Ich bin hin- und hergerissen zwischen meinem Leben in Syrien und meinem neuen Leben in Deutschland. Ich versuche neu anzufangen, aber meist sind die Dinge nicht so einfach, wie sie aussehen. Ich habe keine Wahl, ich muss vorwärts gehen, dorthin, wo jemand dazu aufruft, uns zu erschießen. Doch dieser Aufruf wird niemanden abhalten: Viele der Menschen, die hier Schutz suchen, haben nichts mehr zu verlieren. Selbst ein Schießbefehl wäre keine Abschreckung, weil sie das schon erlebt haben, dort, wo sie herkommen.
Das Recht auf Leben ist das oberste Menschenrecht. Auch diese Menschen haben das Recht zu leben, und sie haben das Recht, dafür zu kämpfen. Es ist egal, wie viele Grenzen und Zäune errichtet werden, und wie hoch diese sind. Diejenigen, die um ihr Leben und ihre Freiheit kämpfen, werden ihren Weg finden.
Insbesondere ihr Deutschen müsstet doch wissen, dass keine Mauer, auch nicht die berühmte Berliner Mauer, die vielen Menschen auf der Suche nach einem besseren Leben davon abhalten konnte, sie zu überwinden. Und auch nicht davon, für ihre Hoffnung zu sterben.
Die Extremisten in Anzügen sind nicht besser, als die mit den Bärten.
Deswegen fordere ich Frauke Petry und ihre Anhänger auf zu protestieren! Die Straßen zu besetzen! Ruft nicht dazu auf, diese armen Menschen zurückzuschicken, das wird nicht zum gewünschten Ergebnis führen. Ruft stattdessen eure Politiker, Regierungen, Staatsoberhäupter auf, ihrer Unterstützung für Diktatoren ein Ende zu setzen!

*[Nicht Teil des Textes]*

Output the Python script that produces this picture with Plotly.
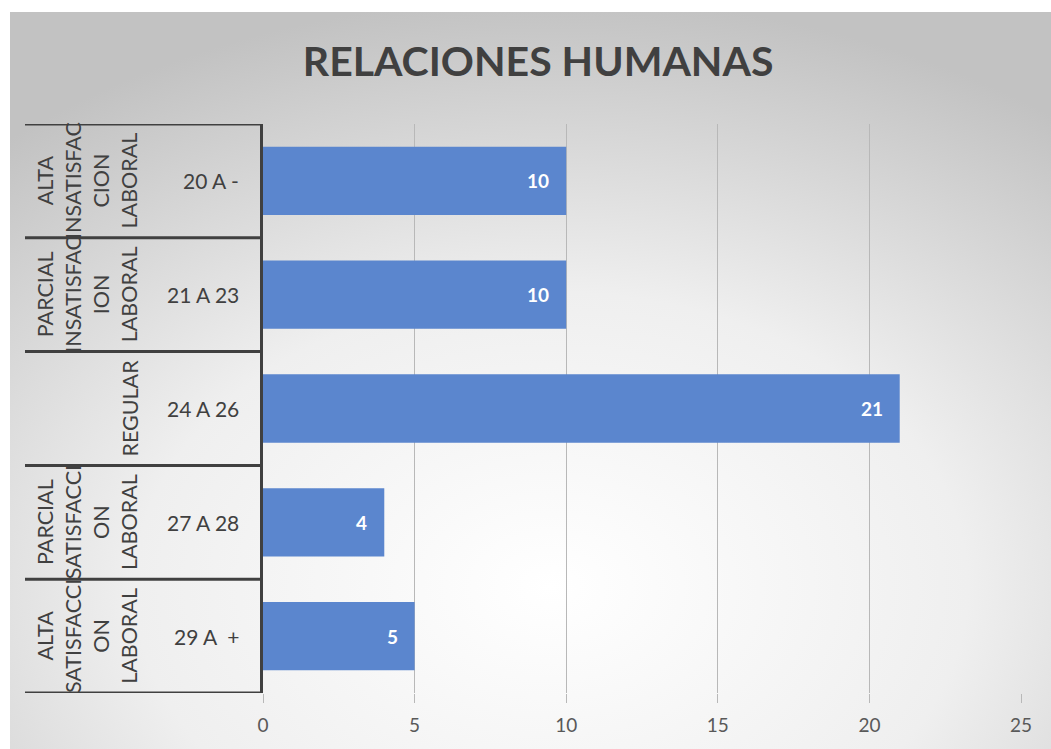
import base64
import plotly.graph_objects as go

# Data (top to bottom)
rangos = ["20 A -", "21 A 23", "24 A 26", "27 A 28", "29 A  +"]
niveles = [
    "ALTA<br>INSATISFAC<br>CION<br>LABORAL",
    "PARCIAL<br>INSATISFAC<br>ION<br>LABORAL",
    "REGULAR",
    "PARCIAL<br>SATISFACCI<br>ON<br>LABORAL",
    "ALTA<br>SATISFACCI<br>ON<br>LABORAL",
]
valores = [10, 10, 21, 4, 5]
x_ticks = [0, 5, 10, 15, 20, 25]

W, H = 1051, 749
ML, MR, MT, MB = 263, 30, 124, 56
pw, ph = W - ML - MR, H - MT - MB


def px_x(px):
    return (px - ML) / pw


def px_y(py):
    return (H - MB - py) / ph


# radial grey gradient as the chart background
svg = f"""<svg xmlns='http://www.w3.org/2000/svg' width='{W}' height='{H}' viewBox='0 0 {W} {H}' preserveAspectRatio='none'>
<defs><radialGradient id='g' cx='0.52' cy='0.78' r='0.8'>
<stop offset='0' stop-color='#ffffff'/><stop offset='0.5' stop-color='#efefef'/>
<stop offset='1' stop-color='#c2c2c2'/></radialGradient></defs>
<rect width='100%' height='100%' fill='url(#g)'/></svg>"""
bg = "data:image/svg+xml;base64," + base64.b64encode(svg.encode()).decode()

fig = go.Figure()
fig.add_trace(go.Bar(
    y=rangos, x=valores, orientation="h",
    marker=dict(color="#5B86CE", line=dict(width=0)),
    hoverinfo="x+y",
))

# background image from (10, 12) px to the lower right corner
fig.add_layout_image(dict(
    source=bg, xref="paper", yref="paper",
    x=px_x(10), y=px_y(12), sizex=(W - 10) / pw, sizey=(H - 12) / ph,
    xanchor="left", yanchor="top", sizing="stretch", layer="below",
))

# table lines of the category labels
shapes = []
for i in range(len(rangos) + 1):
    shapes.append(dict(type="line", xref="paper", yref="y",
                       x0=px_x(25), x1=0, y0=i - 0.5, y1=i - 0.5,
                       line=dict(color="#404040", width=3)))

annotations = []
for i, (r, n, v) in enumerate(zip(rangos, niveles, valores)):
    annotations.append(dict(text=r, xref="paper", yref="y", x=px_x(241), y=i,
                            xanchor="right", yanchor="middle", showarrow=False,
                            font=dict(family="Lato", size=21, color="#404040")))
    annotations.append(dict(text=n, xref="paper", yref="y", x=px_x(144), y=i,
                            xanchor="right", yanchor="middle", showarrow=False,
                            textangle=-90, align="center",
                            font=dict(family="Lato", size=21.5, color="#404040")))
    # data label, inside the end of the bar
    annotations.append(dict(text=f"<b>{v}</b>", xref="x", yref="y", x=v, y=i,
                            xanchor="right", yanchor="middle", xshift=-15,
                            showarrow=False,
                            font=dict(family="Lato", size=19, color="white")))

fig.update_layout(
    width=W, height=H,
    margin=dict(l=ML, r=MR, t=MT, b=MB),
    paper_bgcolor="white", plot_bgcolor="rgba(0,0,0,0)",
    title=dict(text="<b>RELACIONES HUMANAS</b>", x=0.512, xanchor="center",
               y=1 - 62 / H, yanchor="middle",
               font=dict(family="Lato", size=41, color="#404040")),
    bargap=0.40,
    showlegend=False,
    shapes=shapes,
    annotations=annotations,
)
fig.update_xaxes(range=[0, 25], tickvals=x_ticks, showgrid=True,
                 gridcolor="#b8b8b8", gridwidth=1, zeroline=False,
                 ticks="outside", ticklen=9, tickcolor="#b8b8b8",
                 ticklabelstandoff=6,
                 tickfont=dict(family="Lato", size=19, color="#595959"),
                 showline=False)
fig.update_yaxes(range=[len(rangos) - 0.5, -0.5], showticklabels=False,
                 showgrid=False, showline=True, linecolor="#404040",
                 linewidth=3, ticks="")

fig.write_html("out.html", config={"displayModeBar": False},
               post_script="document.body.style.margin='0';")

Bitte versteht, dass die Regimes in diesen Ländern niemals zu Stabilität führen werden. Hört auf, sie mit riesigen Geschäften und politischen Reden zu unterstützen. Hört auf mit eurer Doppelmoral, schließt die Lücke zwischen dem, was ihr in euern Ländern sagt und in unseren Ländern tut.
Erst wenn ihr verstanden habt, dass der Unterschied zwischen diesen diktatorischen Regimen und dem IS – und anderen extremistischen Gruppierungen – einzig darin besteht, dass erstere Krawatten und letztere Bärte tragen, werdet ihr nicht mehr damit klar kommen müssen, dass wir zu euch kommen!
In Deutschland haben viele wundervolle Menschen, lange vor euch, dafür gekämpft, dass ihr eure Meinung frei äußern könnt, dass ihr euer Demonstrationsrecht, durch die Polizei geschützt, ausüben könnt. Diesen „Luxus“ habe ich in Syrien nie erlebt. Die Sicherheitskräfte hatten das Recht, jeden zu verhaften, der sich mit mehr als drei Leuten trifft, und das ohne Haftbefehl.
Ihr habt unsere Stimmen nicht gehört, als wir dort waren und demonstriert haben, also hatten wir keine andere Wahl, als zu euch zu kommen. Ihr könnt nicht mehr wegschauen, wir werden nicht verschwinden, auch nicht wenn ihr eure Fernseher ausmacht. Ihr habt keine andere Wahl, als eure Stimme mit unserer zu vereinen und gemeinsam mit uns die Diktaturen in dieser Welt zu bekämpfen.